Tous les matins après le journal de 8h30, Emmanuelle Ducros dévoile aux auditeurs son «Voyage en absurdie», du lundi au jeudi.
Ce mardi, une proposition de loi soutenue par le gouvernement sera débattue au Sénat. Elle promet de revenir sur certaines obligations liées au diagnostic de performance énergétique des logements anciens, le fameux DPE. Il y a eu urgence. Les effets pervers de ce dispositif n'en finissent pas de se manifester
Le DPE, c'est ce diagnostic créé en 2006 qui classe les logements de A à G selon leurs consommations et leur isolation, et qui était supposé inciter les propriétaires de passoires thermiques à les rénover avant de les louer. Ses conditions se resserrent. Depuis le 1er janvier, il n'est plus possible de louer les logements classés G et dans trois ans, ce seront les logements classés F. Idée vertueuse sur le papier... Mais comme le raconte ma consoeur de l'Opinion, Sandra Mathorel, ça ne marche pas comme c'était supposé marcher.
Loin d'inciter les propriétaires à faire les travaux, ça les incite surtout à se débarrasser de leurs biens. Et ça aggrave la crise du logement
Les notaires du grand Paris, aux premières loges des transactions constatent qu'au fur et à mesure du resserrement des contraintes du DPE, de nombreux propriétaires de passoires énergétiques préfèrent revendre leur bien, plutôt que de faire des travaux coûteux et fastidieux. Plusieurs milliers de biens pourraient ainsi sortir du marché locatif en île de France. Entre 2014 et 2024, la part des biens classés G dans les transactions a doublé, autant pour les appartements que pour les maisons en région parisienne. 9% des appartements et 12% des maisons de la région à vendre sont classées G à l'heure actuelle. A Paris même, un tiers des bien vendus l'an passé a un mauvais diagnostic énergétique.
Comment ça s'explique ?
Les propriétaires se rendent compte soit que les travaux sur les biens loués vont leur coûter une fortune qu'ils ne rentabiliseront pas. Ou alors, que même en faisant les travaux, ça ne changera pas le classement du logement, surtout si la copropriété refuse de faire des travaux sur la structure, sur le bâti ancien. Et ils risquent de voir leurs locataires les attaquer en justice ! Ou alors, c'est trop compliqué de trouver des artisans et de coordonner des travaux qui touchent plusieurs domaines, fenêtres, combles, façade, système de chauffage etc. Résultat, ils jettent l'éponge et vendent et même les incitations fiscales n'y changent rien. Et plus les propriétaires sont âgés, plus ca se produit souvent. Trop de réglementation tue le projet.

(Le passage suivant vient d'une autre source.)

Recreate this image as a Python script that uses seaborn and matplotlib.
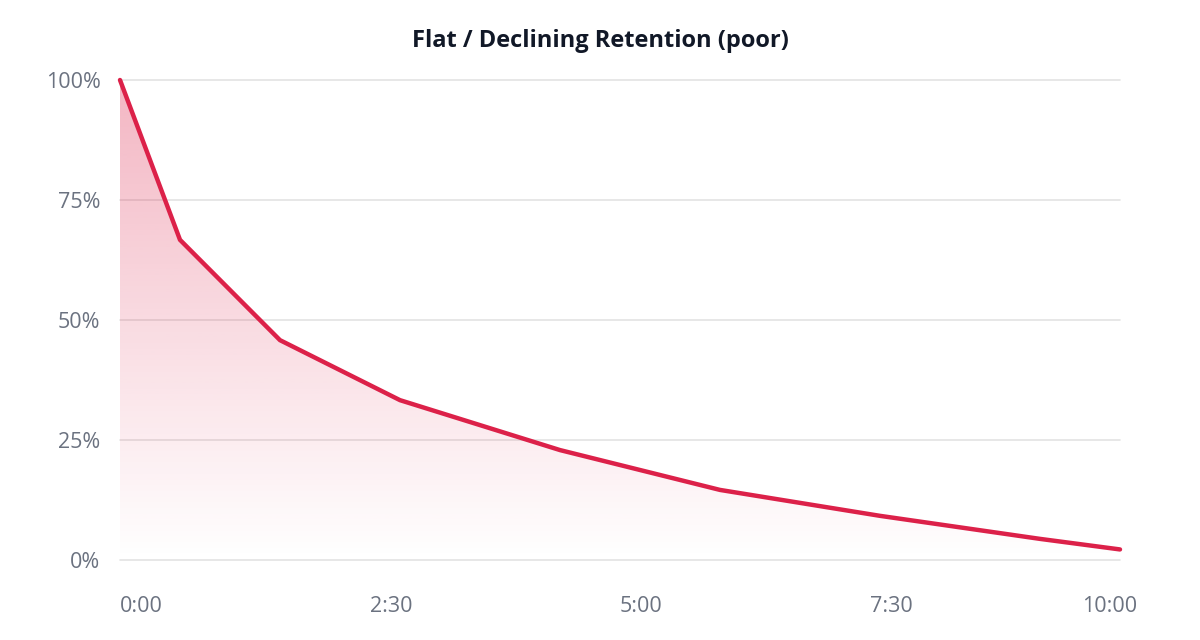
import numpy as np
import pandas as pd
import matplotlib
matplotlib.use("Agg")
import matplotlib.pyplot as plt
import matplotlib.transforms as mtransforms
import seaborn as sns

# ---- data ----
seconds = [0, 36, 96, 168, 264, 360, 456, 552, 600]
retention = [100, 66.7, 45.8, 33.3, 22.9, 14.6, 9.2, 4.4, 2.2]
x_ticks = [0, 150, 300, 450, 600]
x_tick_labels = ["0:00", "2:30", "5:00", "7:30", "10:00"]
y_ticks = [0, 25, 50, 75, 100]
y_tick_labels = ["0%", "25%", "50%", "75%", "100%"]
title = "Flat / Declining Retention (poor)"

LINE = "#dc2149"
GRID = "#e3e3e3"
TICK = "#6b7280"
TITLE = "#111827"

sns.set_theme(style="white")
plt.rcParams["font.family"] = ["Open Sans", "DejaVu Sans"]

df = pd.DataFrame({"t": seconds, "r": retention})

fig = plt.figure(figsize=(12, 6.4), dpi=100)
ax = fig.add_axes([120 / 1200, 80 / 640, 1000 / 1200, 480 / 640])

ax.set_xlim(0, 600)
ax.set_ylim(0, 100)

# grid lines
for yv in y_ticks:
    ax.axhline(yv, color=GRID, lw=1.2, zorder=0, clip_on=False)

# gradient fill under the curve
poly = ax.fill_between(df["t"], df["r"], 0, color="none", lw=0)
rgb = matplotlib.colors.to_rgb(LINE)
n = 256
grad = np.zeros((n, 1, 4))
grad[:, 0, 0] = rgb[0]
grad[:, 0, 1] = rgb[1]
grad[:, 0, 2] = rgb[2]
grad[:, 0, 3] = np.linspace(0.33, 0.0, n)
im = ax.imshow(grad, extent=[0, 600, 0, 100], origin="upper", aspect="auto",
               zorder=1, interpolation="bilinear")
path = poly.get_paths()[0]
im.set_clip_path(path, transform=ax.transData)

sns.lineplot(data=df, x="t", y="r", ax=ax, color=LINE, lw=3.2, zorder=3,
             clip_on=False, solid_joinstyle="miter")

ax.set_xticks(x_ticks)
ax.set_xticklabels(x_tick_labels)
ax.set_yticks(y_ticks)
ax.set_yticklabels(y_tick_labels)
ax.set_xlabel("")
ax.set_ylabel("")
ax.tick_params(axis="both", length=0, labelsize=15.5, colors=TICK)
ax.tick_params(axis="x", pad=26)
ax.tick_params(axis="y", pad=14)
for lab in ax.get_xticklabels()[:-1]:
    lab.set_ha("left")
last = ax.get_xticklabels()[-1]
last.set_ha("center")
last.set_transform(last.get_transform() + mtransforms.ScaledTranslation(-10 / 100, 0, fig.dpi_scale_trans))

for s in ax.spines.values():
    s.set_visible(False)
ax.grid(False)

fig.text(0.5, 1 - 41 / 640, title, ha="center", va="center", fontsize=17,
         fontweight="bold", color=TITLE)

fig.savefig("out.png", dpi=100, facecolor="white")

La bonne intention initiale se révèle désastreuse dans les faits
Oui... Le DPE était supposé améliorer le confort des locataires et à faire baisser leurs factures, en forçant les propriétaires à faire des travaux d'isolation. Le résultat, ca va être un retrait massif des biens à louer du marché. La Fnaim craint une sortie du marché locatif de 600 000 logements en France. A un moment de crise aigüe de l'immobilier, le DPE va aggraver les tensions sur le marché. Encore un dispositif qui n'a fait l'objet d'aucune évaluation sérieuse et pour lequel les alertes des professionnels ont été négligées.
La proposition de loi débattue demain mardi au Sénat peut elle atténuer le danger ?
Il y a eu une première tentative pour assouplir les obligations du DPE, à l’Assemblée nationale en janvier. Sans succès. Au Sénat, cette fois, on va discuter d'un autre assouplissement. Si un bailleur a fait tous les travaux nécessaires et techniquement possibles sur sont bien, il ne pourra pas être tenu responsable par le locataire et par la justice d'un diagnostic qui ne se serait pas amélioré. Ca résoudrait le cas des biens rénovés mais toujours mal notés en raison d’un refus de la copropriété de faire des travaux d’ampleur. Mais ça ne résout certainement pas le grand découragement des propriétaires face à l'ampleur et à la difficulté des travaux, ce qui les pousse massivement à vendre.